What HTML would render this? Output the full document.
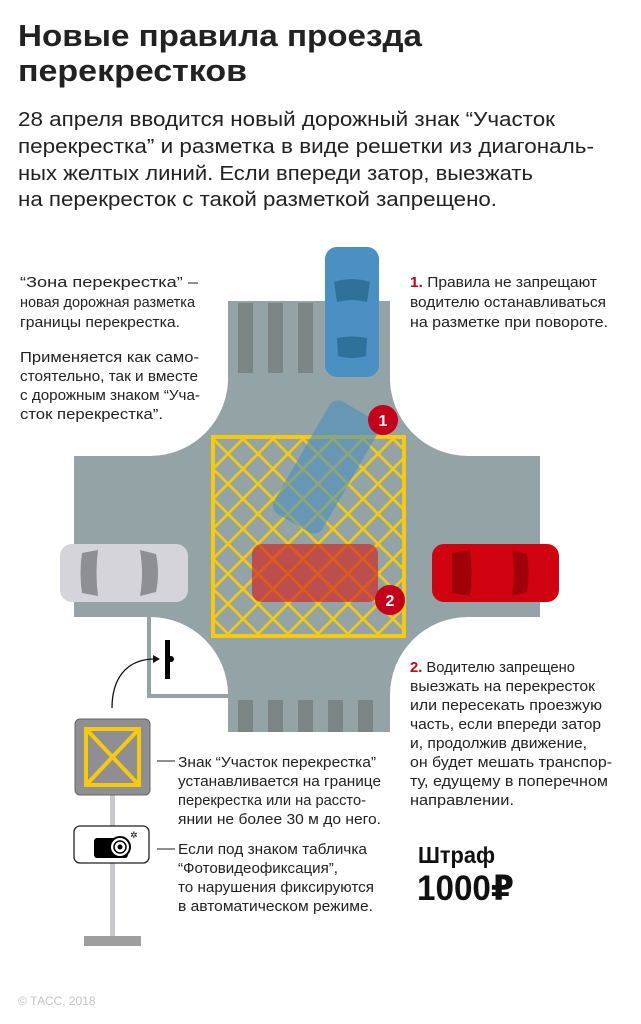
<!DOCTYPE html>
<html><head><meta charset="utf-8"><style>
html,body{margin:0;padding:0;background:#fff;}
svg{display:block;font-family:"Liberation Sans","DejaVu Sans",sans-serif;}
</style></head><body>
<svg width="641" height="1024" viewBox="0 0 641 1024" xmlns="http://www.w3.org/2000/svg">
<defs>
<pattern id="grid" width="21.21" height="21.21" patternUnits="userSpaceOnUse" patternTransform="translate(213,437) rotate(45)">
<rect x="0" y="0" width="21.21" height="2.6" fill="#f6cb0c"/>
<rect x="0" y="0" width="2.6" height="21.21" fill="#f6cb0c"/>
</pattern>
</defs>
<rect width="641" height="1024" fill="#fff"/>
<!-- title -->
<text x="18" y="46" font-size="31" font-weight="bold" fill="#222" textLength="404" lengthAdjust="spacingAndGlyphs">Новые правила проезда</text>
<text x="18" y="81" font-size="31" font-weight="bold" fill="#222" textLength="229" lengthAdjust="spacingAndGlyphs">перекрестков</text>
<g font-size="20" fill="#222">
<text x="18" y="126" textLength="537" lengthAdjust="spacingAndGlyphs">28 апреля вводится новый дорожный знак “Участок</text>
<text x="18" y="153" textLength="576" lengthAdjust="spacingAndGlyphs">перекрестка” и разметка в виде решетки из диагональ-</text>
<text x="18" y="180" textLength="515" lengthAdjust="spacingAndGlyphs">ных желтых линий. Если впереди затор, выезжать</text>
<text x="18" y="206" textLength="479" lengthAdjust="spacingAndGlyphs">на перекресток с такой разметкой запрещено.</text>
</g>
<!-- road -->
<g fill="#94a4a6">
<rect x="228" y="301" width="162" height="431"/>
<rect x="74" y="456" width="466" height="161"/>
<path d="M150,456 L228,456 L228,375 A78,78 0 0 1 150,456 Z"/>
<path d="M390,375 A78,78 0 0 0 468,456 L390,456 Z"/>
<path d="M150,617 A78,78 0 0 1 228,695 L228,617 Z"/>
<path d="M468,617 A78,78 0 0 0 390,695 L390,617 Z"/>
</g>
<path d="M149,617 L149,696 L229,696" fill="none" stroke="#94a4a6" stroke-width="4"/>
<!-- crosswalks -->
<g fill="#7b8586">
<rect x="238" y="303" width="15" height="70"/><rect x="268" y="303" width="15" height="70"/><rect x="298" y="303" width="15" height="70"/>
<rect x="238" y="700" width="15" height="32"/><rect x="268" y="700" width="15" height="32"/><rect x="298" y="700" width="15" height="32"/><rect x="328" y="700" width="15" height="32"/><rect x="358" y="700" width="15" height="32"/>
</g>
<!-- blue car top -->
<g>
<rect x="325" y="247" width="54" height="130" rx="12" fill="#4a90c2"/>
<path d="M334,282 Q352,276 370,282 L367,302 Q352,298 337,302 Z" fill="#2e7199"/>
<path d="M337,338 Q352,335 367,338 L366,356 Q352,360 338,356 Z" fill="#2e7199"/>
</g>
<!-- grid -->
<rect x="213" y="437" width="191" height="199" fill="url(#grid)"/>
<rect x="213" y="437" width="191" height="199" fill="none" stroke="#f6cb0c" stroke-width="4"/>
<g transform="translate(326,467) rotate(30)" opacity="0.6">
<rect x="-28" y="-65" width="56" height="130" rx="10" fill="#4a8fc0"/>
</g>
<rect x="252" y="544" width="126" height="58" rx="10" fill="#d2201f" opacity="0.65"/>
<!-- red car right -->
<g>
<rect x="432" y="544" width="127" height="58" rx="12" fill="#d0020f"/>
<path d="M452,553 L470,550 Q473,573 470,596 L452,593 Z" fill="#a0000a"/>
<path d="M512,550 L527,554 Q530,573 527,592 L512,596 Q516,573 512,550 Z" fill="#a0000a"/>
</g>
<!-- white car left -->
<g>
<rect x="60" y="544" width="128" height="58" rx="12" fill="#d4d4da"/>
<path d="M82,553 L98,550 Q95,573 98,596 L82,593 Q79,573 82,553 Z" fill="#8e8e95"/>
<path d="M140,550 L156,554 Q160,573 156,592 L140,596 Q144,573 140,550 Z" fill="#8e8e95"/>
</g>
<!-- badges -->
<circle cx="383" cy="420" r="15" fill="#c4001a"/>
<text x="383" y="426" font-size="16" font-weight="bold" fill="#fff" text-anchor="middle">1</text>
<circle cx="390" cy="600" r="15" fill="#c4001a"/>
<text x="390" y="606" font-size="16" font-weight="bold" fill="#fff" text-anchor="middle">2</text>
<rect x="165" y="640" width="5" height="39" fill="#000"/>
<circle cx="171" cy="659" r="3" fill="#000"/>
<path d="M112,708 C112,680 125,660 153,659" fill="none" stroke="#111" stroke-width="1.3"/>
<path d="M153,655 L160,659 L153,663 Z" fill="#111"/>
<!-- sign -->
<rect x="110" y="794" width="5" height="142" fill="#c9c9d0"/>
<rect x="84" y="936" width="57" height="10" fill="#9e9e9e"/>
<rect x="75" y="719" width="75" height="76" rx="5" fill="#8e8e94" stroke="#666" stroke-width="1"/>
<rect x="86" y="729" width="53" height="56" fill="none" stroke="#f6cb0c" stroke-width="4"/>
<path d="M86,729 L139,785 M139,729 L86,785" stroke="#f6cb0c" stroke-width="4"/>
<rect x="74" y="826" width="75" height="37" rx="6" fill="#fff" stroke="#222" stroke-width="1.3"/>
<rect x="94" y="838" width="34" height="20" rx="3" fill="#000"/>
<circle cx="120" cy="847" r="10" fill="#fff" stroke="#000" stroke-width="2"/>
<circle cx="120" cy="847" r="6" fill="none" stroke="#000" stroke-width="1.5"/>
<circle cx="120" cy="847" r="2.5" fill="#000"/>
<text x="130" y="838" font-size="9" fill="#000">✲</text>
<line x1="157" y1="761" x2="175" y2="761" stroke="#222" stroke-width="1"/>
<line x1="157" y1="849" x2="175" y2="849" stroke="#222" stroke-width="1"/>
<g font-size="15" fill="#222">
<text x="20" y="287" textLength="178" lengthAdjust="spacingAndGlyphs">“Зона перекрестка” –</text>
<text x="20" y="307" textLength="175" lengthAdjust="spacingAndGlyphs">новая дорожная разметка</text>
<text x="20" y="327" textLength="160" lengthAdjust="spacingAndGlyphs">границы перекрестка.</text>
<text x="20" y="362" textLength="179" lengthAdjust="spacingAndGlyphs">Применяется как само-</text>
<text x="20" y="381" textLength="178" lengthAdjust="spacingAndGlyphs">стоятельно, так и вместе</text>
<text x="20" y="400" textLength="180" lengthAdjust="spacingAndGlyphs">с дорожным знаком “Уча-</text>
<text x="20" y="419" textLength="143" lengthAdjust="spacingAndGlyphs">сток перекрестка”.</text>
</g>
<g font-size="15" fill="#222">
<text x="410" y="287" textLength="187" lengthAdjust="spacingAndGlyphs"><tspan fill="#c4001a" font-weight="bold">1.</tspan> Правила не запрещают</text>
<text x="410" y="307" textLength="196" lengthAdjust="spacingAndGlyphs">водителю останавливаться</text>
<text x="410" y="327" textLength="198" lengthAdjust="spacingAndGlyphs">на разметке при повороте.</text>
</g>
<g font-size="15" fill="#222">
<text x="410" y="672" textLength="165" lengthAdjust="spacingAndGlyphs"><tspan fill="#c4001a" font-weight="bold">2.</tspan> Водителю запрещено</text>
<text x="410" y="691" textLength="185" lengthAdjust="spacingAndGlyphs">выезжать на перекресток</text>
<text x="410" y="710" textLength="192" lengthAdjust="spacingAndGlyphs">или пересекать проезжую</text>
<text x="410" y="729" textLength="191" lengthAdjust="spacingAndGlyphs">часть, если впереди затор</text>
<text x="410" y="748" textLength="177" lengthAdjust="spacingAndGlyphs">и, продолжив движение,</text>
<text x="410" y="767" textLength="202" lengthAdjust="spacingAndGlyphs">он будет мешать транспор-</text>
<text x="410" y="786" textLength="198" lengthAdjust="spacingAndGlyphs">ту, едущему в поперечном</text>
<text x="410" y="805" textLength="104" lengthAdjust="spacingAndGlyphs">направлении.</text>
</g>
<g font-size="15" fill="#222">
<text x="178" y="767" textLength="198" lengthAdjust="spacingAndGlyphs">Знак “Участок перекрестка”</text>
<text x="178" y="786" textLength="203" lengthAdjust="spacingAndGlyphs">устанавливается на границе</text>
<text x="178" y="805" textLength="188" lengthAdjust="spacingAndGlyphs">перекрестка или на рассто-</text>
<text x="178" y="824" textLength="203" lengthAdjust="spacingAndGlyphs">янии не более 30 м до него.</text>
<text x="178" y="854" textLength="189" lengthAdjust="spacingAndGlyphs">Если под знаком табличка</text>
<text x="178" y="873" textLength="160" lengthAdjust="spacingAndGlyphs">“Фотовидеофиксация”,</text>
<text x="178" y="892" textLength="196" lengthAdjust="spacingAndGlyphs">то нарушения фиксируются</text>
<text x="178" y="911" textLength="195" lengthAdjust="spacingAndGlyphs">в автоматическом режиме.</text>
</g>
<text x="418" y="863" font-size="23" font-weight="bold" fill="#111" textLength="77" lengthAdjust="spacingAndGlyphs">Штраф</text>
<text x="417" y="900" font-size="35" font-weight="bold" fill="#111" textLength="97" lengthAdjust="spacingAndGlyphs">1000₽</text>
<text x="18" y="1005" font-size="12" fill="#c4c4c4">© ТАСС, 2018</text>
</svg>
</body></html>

---

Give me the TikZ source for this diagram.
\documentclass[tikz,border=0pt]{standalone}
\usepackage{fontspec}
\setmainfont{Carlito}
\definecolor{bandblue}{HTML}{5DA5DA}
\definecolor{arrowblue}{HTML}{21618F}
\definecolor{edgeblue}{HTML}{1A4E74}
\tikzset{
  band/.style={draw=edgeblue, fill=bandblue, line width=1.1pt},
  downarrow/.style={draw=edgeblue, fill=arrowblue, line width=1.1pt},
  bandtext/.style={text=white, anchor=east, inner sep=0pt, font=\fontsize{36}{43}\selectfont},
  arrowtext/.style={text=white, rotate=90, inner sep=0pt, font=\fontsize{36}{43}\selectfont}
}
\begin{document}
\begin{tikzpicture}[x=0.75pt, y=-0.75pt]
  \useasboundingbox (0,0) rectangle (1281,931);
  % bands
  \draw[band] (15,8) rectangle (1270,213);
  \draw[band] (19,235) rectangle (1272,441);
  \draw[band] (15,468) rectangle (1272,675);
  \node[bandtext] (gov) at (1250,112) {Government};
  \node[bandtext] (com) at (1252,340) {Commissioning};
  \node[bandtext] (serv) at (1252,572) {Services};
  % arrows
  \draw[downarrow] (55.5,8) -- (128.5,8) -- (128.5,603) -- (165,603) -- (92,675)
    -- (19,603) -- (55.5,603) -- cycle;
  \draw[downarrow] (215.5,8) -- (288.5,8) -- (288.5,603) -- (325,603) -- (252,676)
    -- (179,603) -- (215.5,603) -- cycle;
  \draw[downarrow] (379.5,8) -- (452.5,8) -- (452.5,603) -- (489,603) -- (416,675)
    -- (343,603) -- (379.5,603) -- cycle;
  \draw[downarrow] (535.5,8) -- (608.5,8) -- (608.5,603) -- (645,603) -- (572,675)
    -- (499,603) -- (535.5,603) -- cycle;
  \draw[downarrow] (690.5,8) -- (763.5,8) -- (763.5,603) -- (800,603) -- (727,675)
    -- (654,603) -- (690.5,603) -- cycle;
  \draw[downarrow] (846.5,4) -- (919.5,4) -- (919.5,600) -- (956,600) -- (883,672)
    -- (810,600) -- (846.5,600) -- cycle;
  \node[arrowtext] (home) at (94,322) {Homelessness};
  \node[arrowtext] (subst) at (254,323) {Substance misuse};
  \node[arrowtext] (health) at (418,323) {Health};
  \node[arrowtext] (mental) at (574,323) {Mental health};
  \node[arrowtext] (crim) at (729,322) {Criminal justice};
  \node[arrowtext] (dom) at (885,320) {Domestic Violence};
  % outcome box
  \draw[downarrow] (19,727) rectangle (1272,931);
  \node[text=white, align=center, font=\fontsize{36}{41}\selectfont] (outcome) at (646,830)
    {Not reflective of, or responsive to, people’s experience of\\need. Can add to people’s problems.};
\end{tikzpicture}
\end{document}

* [TASK STATEMENT] Locate and copy each line in the data above that includes the word "this".

* [EXERCISE RESULT]
What HTML would render this? Output the full document.
Give me the TikZ source for this diagram.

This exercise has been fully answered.